La seconda lettura, tratta dalla prima lettera di s. Paolo a Timoteo fa da contraltare alla descrizione della prima. E’ un’esortazione accorata, una raccomandazione, quasi una preghiera: “Tu, uomo di Dio, evita queste cose; tendi invece alla giustizia, alla pietà, alla fede, alla carità, alla pazienza, alla mitezza”. Sono le mete, tutte belle, alle quali deve tendere l’uomo, ogni uomo, tutti noi. S. Paolo, rivolgendosi a Timoteo, lo chiama “uomo di Dio”.
Viene naturale chiedersi:«Posso usare per me questa denominazione, sono cioè “di Dio”, gli appartengo in piena coscienza e volontà? Combatto la buona battaglia della fede? Cerco di raggiungere la vita eterna alla quale sono stato chiamato?».
Anche il brano del vangelo pone alla nostra attenzione due immagini di persone molto diverse: quella di “un uomo ricco, che indossava vestiti di porpora e di lino finissimo, e ogni giorno si dava a lauti banchetti” e quella di “un povero, di nome Lazzaro, stava alla sua porta, coperto di piaghe, bramoso di sfamarsi con quello che cadeva dalla tavola del ricco; ma erano i cani che venivano a leccare le sue piaghe”.
Certamente non ci riconosciamo in questi due personaggi della parabola che Gesù racconta ai farisei: l’uno troppo ricco e l’altro troppo povero; ma il seguito del racconto è inquietante perché ci riguarda molto da vicino.
Il racconto continua:“Un giorno il povero morì e fu portato dagli angeli accanto ad Abramo.

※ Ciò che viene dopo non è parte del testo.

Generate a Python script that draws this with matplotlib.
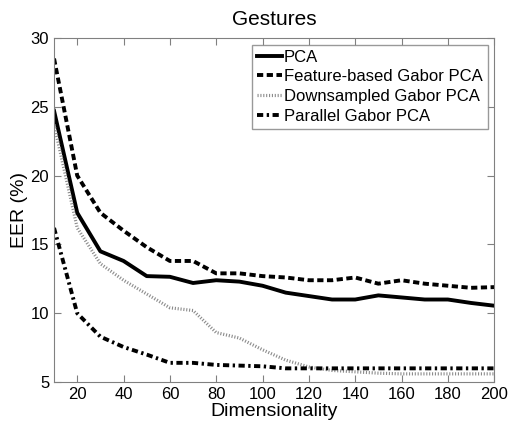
import matplotlib
matplotlib.use("Agg")
import matplotlib.pyplot as plt

plt.rcParams['font.family'] = ['Liberation Sans', 'DejaVu Sans']

dims = [10, 20, 30, 40, 50, 60, 70, 80, 90, 100,
        110, 120, 130, 140, 150, 160, 170, 180, 190, 200]

pca = [24.7, 17.3, 14.5, 13.8, 12.7, 12.65, 12.2, 12.4, 12.3, 12.0,
       11.5, 11.25, 11.0, 11.0, 11.3, 11.15, 11.0, 11.0, 10.75, 10.55]
feature_gabor = [28.5, 20.0, 17.3, 16.0, 14.8, 13.8, 13.8, 12.9, 12.9, 12.7,
                 12.6, 12.4, 12.4, 12.6, 12.15, 12.4, 12.15, 12.0, 11.85, 11.9]
downsampled_gabor = [23.7, 16.2, 13.6, 12.4, 11.4, 10.4, 10.2, 8.6, 8.2, 7.35,
                     6.6, 6.1, 5.85, 5.75, 5.65, 5.6, 5.6, 5.6, 5.6, 5.6]
parallel_gabor = [16.2, 10.0, 8.3, 7.55, 7.0, 6.4, 6.4, 6.25, 6.2, 6.15,
                  6.0, 6.0, 6.0, 6.0, 6.0, 6.0, 6.0, 6.0, 6.0, 6.0]

fig = plt.figure(figsize=(5.1, 4.26), dpi=100)
ax = fig.add_axes([0.106, 0.103, 0.863, 0.808])

ax.plot(dims, pca, color='black', lw=2.8, ls='-', label='PCA')
ax.plot(dims, feature_gabor, color='black', lw=2.8, ls=(0, (1.6, 0.9)),
        label='Feature-based Gabor PCA')
ax.plot(dims, downsampled_gabor, color='#8c8c8c', lw=2.3, ls=(0, (0.35, 0.55)),
        label='Downsampled Gabor PCA')
ax.plot(dims, parallel_gabor, color='black', lw=2.8, ls=(0, (1.6, 0.9, 0.6, 0.9)),
        label='Parallel Gabor PCA')

ax.set_xlim(10, 200)
ax.set_ylim(5, 30)
ax.set_xticks(range(20, 201, 20))
ax.set_yticks(range(5, 31, 5))
ax.tick_params(direction='in', top=True, right=True, labelsize=12,
               color='#808080', length=5)
for s in ax.spines.values():
    s.set_color('#808080')

ax.set_title('Gestures', fontsize=15, pad=9)
ax.set_xlabel('Dimensionality', fontsize=14, labelpad=1)
ax.set_ylabel('EER (%)', fontsize=14, labelpad=2)

leg = ax.legend(loc='upper right', fontsize=12, handlelength=1.5,
                handletextpad=0.1, borderpad=0.3, labelspacing=0.28,
                fancybox=False, borderaxespad=0.4)
leg.get_frame().set_edgecolor('#808080')
leg.get_frame().set_linewidth(1)

fig.savefig('out.png', dpi=100)
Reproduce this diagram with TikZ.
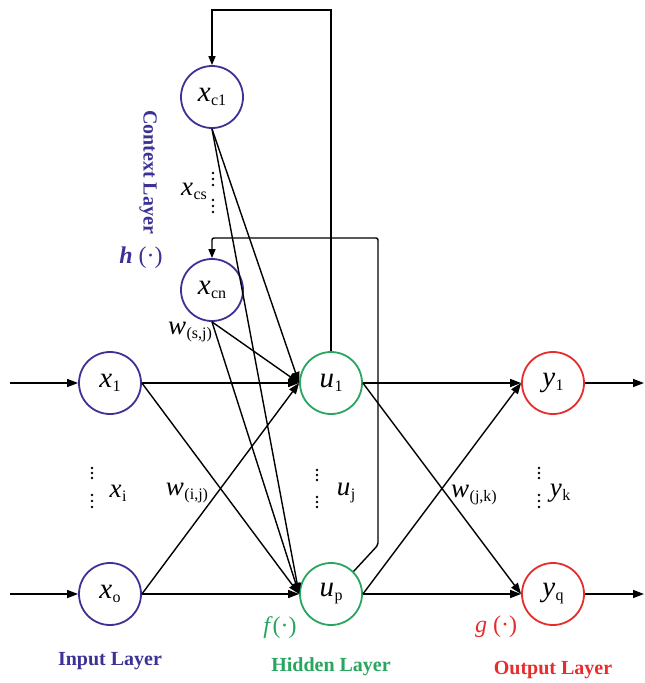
\documentclass[tikz,border=0pt]{standalone}
\usepackage{fontspec}
\setmainfont{Liberation Serif}
\usetikzlibrary{arrows.meta}
\definecolor{cblue}{RGB}{60,50,150}
\definecolor{cgreen}{RGB}{40,165,95}
\definecolor{cred}{RGB}{230,45,45}
\newcommand\vsub[2]{\textit{#1}\kern0.5pt\raisebox{-4pt}{\fontsize{16}{16}\selectfont #2}}
\begin{document}
\begin{tikzpicture}[x=1pt,y=-1pt,
 neuron/.style={circle, draw, line width=1.8pt, minimum size=62pt, inner sep=0pt, font=\fontsize{29}{29}\selectfont},
 conn/.style={line width=1.4pt, -{Triangle[length=11pt,width=8pt]}},
 fbconn/.style={line width=1.4pt, -{Triangle[length=9pt,width=7pt]}},
 lbl/.style={font=\fontsize{27}{27}\selectfont, inner sep=0pt},
 layer/.style={font=\fontsize{20}{20}\selectfont\bfseries, inner sep=0pt},
 fn/.style={font=\fontsize{24}{24}\selectfont, inner sep=0pt}]
\useasboundingbox (0,0) rectangle (645,683);
% nodes
\node[neuron, cblue] (xc1) at (212,97) {\color{black}\vsub{x}{c1}};
\node[neuron, cblue] (xcn) at (212,290) {\color{black}\vsub{x}{cn}};
\node[neuron, cblue] (x1) at (110,383) {\color{black}\vsub{x}{1}};
\node[neuron, cblue] (xo) at (110,594) {\color{black}\vsub{x}{o}};
\node[neuron, cgreen] (u1) at (331,383) {\color{black}\vsub{u}{1}};
\node[neuron, cgreen] (up) at (331,594) {\color{black}\vsub{u}{p}};
\node[neuron, cred] (y1) at (553,383) {\color{black}\vsub{y}{1}};
\node[neuron, cred] (yq) at (553,594) {\color{black}\vsub{y}{q}};
% free ends
\coordinate (in1) at (10,383);
\coordinate (ino) at (10,594);
\coordinate (out1) at (644,383);
\coordinate (outq) at (644,594);
\coordinate (fa) at (331,10);
\coordinate (fb) at (212,10);
\coordinate (fc) at (378,545);
\coordinate (fd) at (378,238);
\coordinate (fe) at (212,238);
% input / output arrows
\draw[conn] (in1) -- (x1.west);
\draw[conn] (ino) -- (xo.west);
\draw[conn] (y1.east) -- (out1);
\draw[conn] (yq.east) -- (outq);
% input -> hidden
\draw[conn] (x1.east) -- (u1.west);
\draw[conn] (x1.east) -- (up.west);
\draw[conn] (xo.east) -- (u1.west);
\draw[conn] (xo.east) -- (up.west);
% context -> hidden
\draw[conn] (xc1.south) -- (u1.west);
\draw[conn] (xc1.south) -- (up.west);
\draw[conn] (xcn.south) -- (u1.west);
\draw[conn] (xcn.south) -- (up.west);
% hidden -> output
\draw[conn] (u1.east) -- (y1.west);
\draw[conn] (u1.east) -- (yq.west);
\draw[conn] (up.east) -- (y1.west);
\draw[conn] (up.east) -- (yq.west);
% feedback
\draw[fbconn] (u1.north) -- (fa) -- (fb) -- (xc1.north);
\draw[fbconn, rounded corners=2pt] (up.45) -- (fc) -- (fd) -- (fe) -- (xcn.north);
% labels
\node[layer, cblue, rotate=-90] (ctx) at (148,172) {Context Layer};
\node[fn, cblue] (hfn) at (141,258) {\textbf{\textit{h}} (·)};
\node[lbl] (xcs) at (194,191) {\vsub{x}{cs}};
\node[lbl] (wsj) at (190,332) {\vsub{w}{(s,j)}};
\node[lbl] (xi) at (118,493) {\vsub{x}{i}};
\node[lbl] (wij) at (187,493) {\vsub{w}{(i,j)}};
\node[lbl] (uj) at (346,493) {\vsub{u}{j}};
\node[lbl] (wjk) at (474,495) {\vsub{w}{(j,k)}};
\node[lbl] (yk) at (560,493) {\vsub{y}{k}};
\node[fn, cgreen] (ffn) at (280,628) {\textit{f}(·)};
\node[fn, cred] (gfn) at (496,627) {\textit{g} (·)};
\node[layer, cblue] (inl) at (110,661) {Input Layer};
\node[layer, cgreen] (hidl) at (331,667) {Hidden Layer};
\node[layer, cred] (outl) at (553,670) {Output Layer};
% dots
\foreach \px/\py in {213/173,213/179,213/185,213/200,213/206,213/212,
  92/468,92/473,92/478,92/495,92/501,92/507,
  317/470,317/475,317/480,317/497,317/502,317/507,
  539/468,539/473,539/478,539/495,539/501,539/507}
  \fill (\px,\py) circle (1.3pt);
\end{tikzpicture}
\end{document}
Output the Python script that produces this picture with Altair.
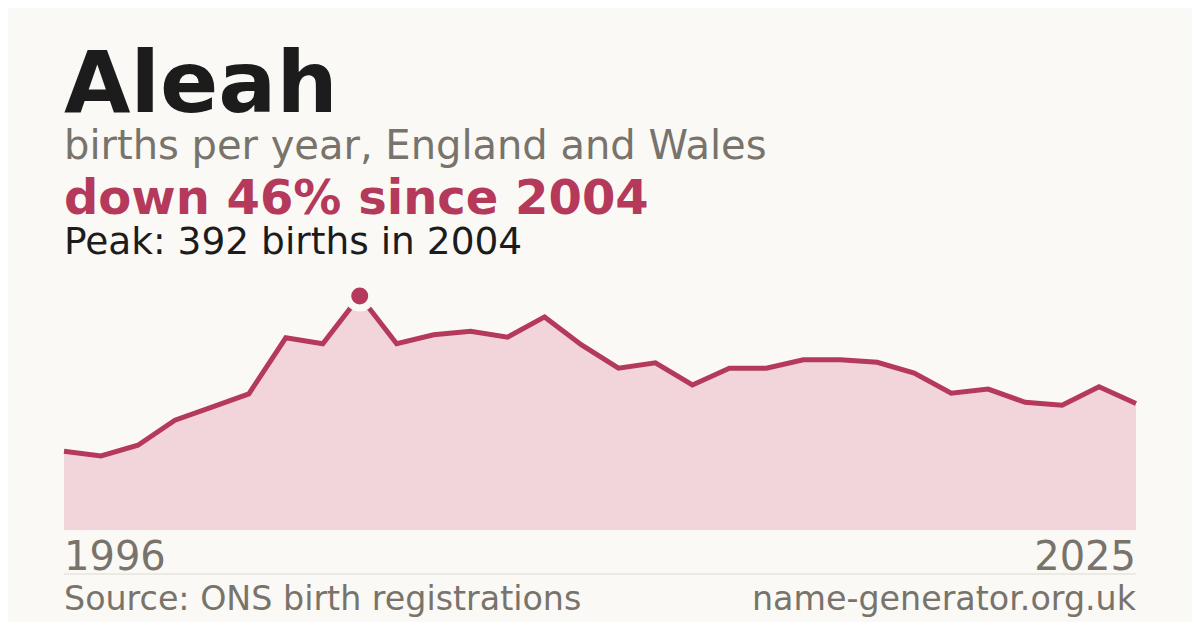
import altair as alt
import pandas as pd

# ---- data ----
years = list(range(1996, 2026))
births = [132, 124, 142, 184, 206, 228, 322, 312, 392, 312,
          327, 333, 323, 357, 310, 271, 280, 243, 271, 271,
          285, 285, 281, 263, 229, 236, 214, 209, 240, 212]
peak_year = [2004]
peak_births = [392]

name_text = ["Aleah"]
subtitle_text = ["births per year, England and Wales"]
change_text = ["down 46% since 2004"]
peak_text = ["Peak: 392 births in 2004"]
source_text = ["Source: ONS birth registrations"]
site_text = ["name-generator.org.uk"]

BG = "#faf9f5"
RED = "#b5395a"
FILL = "#f2d5da"
GRAY = "#78736b"
DARK = "#1c1c1c"
FONT = "DejaVu Sans"

W, H = 1072, 234

df = pd.DataFrame({"year": years, "births": births})
peak_df = pd.DataFrame({"year": peak_year, "births": peak_births})

xs = alt.Scale(domain=[years[0], years[-1]], nice=False, zero=False)
ys = alt.Scale(domain=[0, max(births)], nice=False, zero=True)

base = alt.Chart(df).encode(
    x=alt.X("year:Q", scale=xs, axis=None),
    y=alt.Y("births:Q", scale=ys, axis=None),
)

area = base.mark_area(color=FILL, opacity=1)
line = base.mark_line(color=RED, strokeWidth=5, strokeJoin="miter")
peak = alt.Chart(peak_df).mark_point(
    shape="circle", filled=True, fill=RED, stroke=BG, strokeWidth=7, size=576, opacity=1
).encode(
    x=alt.X("year:Q", scale=xs, axis=None),
    y=alt.Y("births:Q", scale=ys, axis=None),
)


def text_layer(values, y, size, color, weight="normal", align="left", x=0):
    return alt.Chart(pd.DataFrame({"t": values})).mark_text(
        font=FONT, fontSize=size, fontWeight=weight, color=color,
        align=align, baseline="alphabetic",
    ).encode(x=alt.value(x), y=alt.value(y), text="t:N")


first_df = pd.DataFrame({"year": [years[0]]})
last_df = pd.DataFrame({"year": [years[-1]]})
year_first = alt.Chart(first_df).mark_text(
    font=FONT, fontSize=40, color=GRAY, align="left", baseline="alphabetic"
).encode(x=alt.X("year:Q", scale=xs, axis=None), y=alt.value(274), text="year:N")
year_last = alt.Chart(last_df).mark_text(
    font=FONT, fontSize=40, color=GRAY, align="right", baseline="alphabetic"
).encode(x=alt.X("year:Q", scale=xs, axis=None), y=alt.value(274), text="year:N")

rule = alt.Chart(pd.DataFrame({"a": [0]})).mark_rule(color="#dedad2", strokeWidth=1).encode(
    x=alt.value(0), x2=alt.value(W), y=alt.value(278)
)

chart = alt.layer(
    area, line, peak,
    text_layer(name_text, -184, 86, DARK, "bold"),
    text_layer(subtitle_text, -137, 40, GRAY),
    text_layer(change_text, -82, 48, RED, "bold"),
    text_layer(peak_text, -42, 37.5, DARK),
    year_first, year_last, rule,
    text_layer(source_text, 314, 33.3, GRAY),
    text_layer(site_text, 314, 33.3, GRAY, align="right", x=W),
).properties(
    width=W, height=H,
    padding={"left": 56, "top": 288, "right": 56, "bottom": 92},
    autosize=alt.AutoSizeParams(type="none"),
    background=BG,
).configure_view(stroke=None)

chart.save("out.html", embed_options={"renderer": "svg", "actions": False})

Morì anche il ricco e fu sepolto”.
Terribile descrizione: la morte del povero Lazzaro ha un seguito; egli viene portato dagli angeli laddove ha sempre desiderato di andare mentre il ricco muore e viene sepolto e la sua storia è conclusa. In vita le prospettive sono state diverse e lo sono anche nella morte: il povero viene innalzato mentre il ricco rimane a mani vuote proprio come canta Maria nel suo “Magnificat”.
Il ricco, dal fondo della sua desolazione, alza la voce e, forse per la prima volta, “prega” Abramo, ma è tardi: non è quello il momento né il luogo della preghiera. Ha perso il tempo dietro le vanità, il lusso, i banchetti senza accorgersi di essere miope, incapace di guardare oltre il suo piatto, oltre l’orlo dei suoi vestiti di porpora e di lino finissimo, oltre l’uscio di casa dove giaceva Lazzaro povero, coperto di piaghe e affamato. Il ricco con la sua amara esperienza vorrebbe mettere sull’avviso i suoi fratelli sulla terra, “ma Abramo rispose: “Hanno Mosè e i Profeti; ascoltino loro”.
Signore Gesù come non chiederti perdono per i nostri sguardi che rendono trasparente e perciò invisibile il povero. Spesso la nostra elemosina è più piccola delle briciole che sono sulle nostre tavole; siamo meno attenti dei cani che almeno leccavano, disinfettandole, le piaghe di Lazzaro. Perdonaci perché, pur non essendo ricchi, talvolta abbiamo la stessa miopia di Epulone: non riusciamo a vedere i bisogni degli altri, chini come siamo solo sui nostri. Abbiamo anche noi Mosè e i profeti, abbiamo la Parola di Dio, abbiamo la Chiesa: ti chiediamo di donarci la fedeltà all’ascolto dei tuoi insegnamenti. Con il tuo aiuto vogliamo combattere la buona battaglia della fede e raggiungere la vita eterna per lodarti e benedirti per sempre. Amen.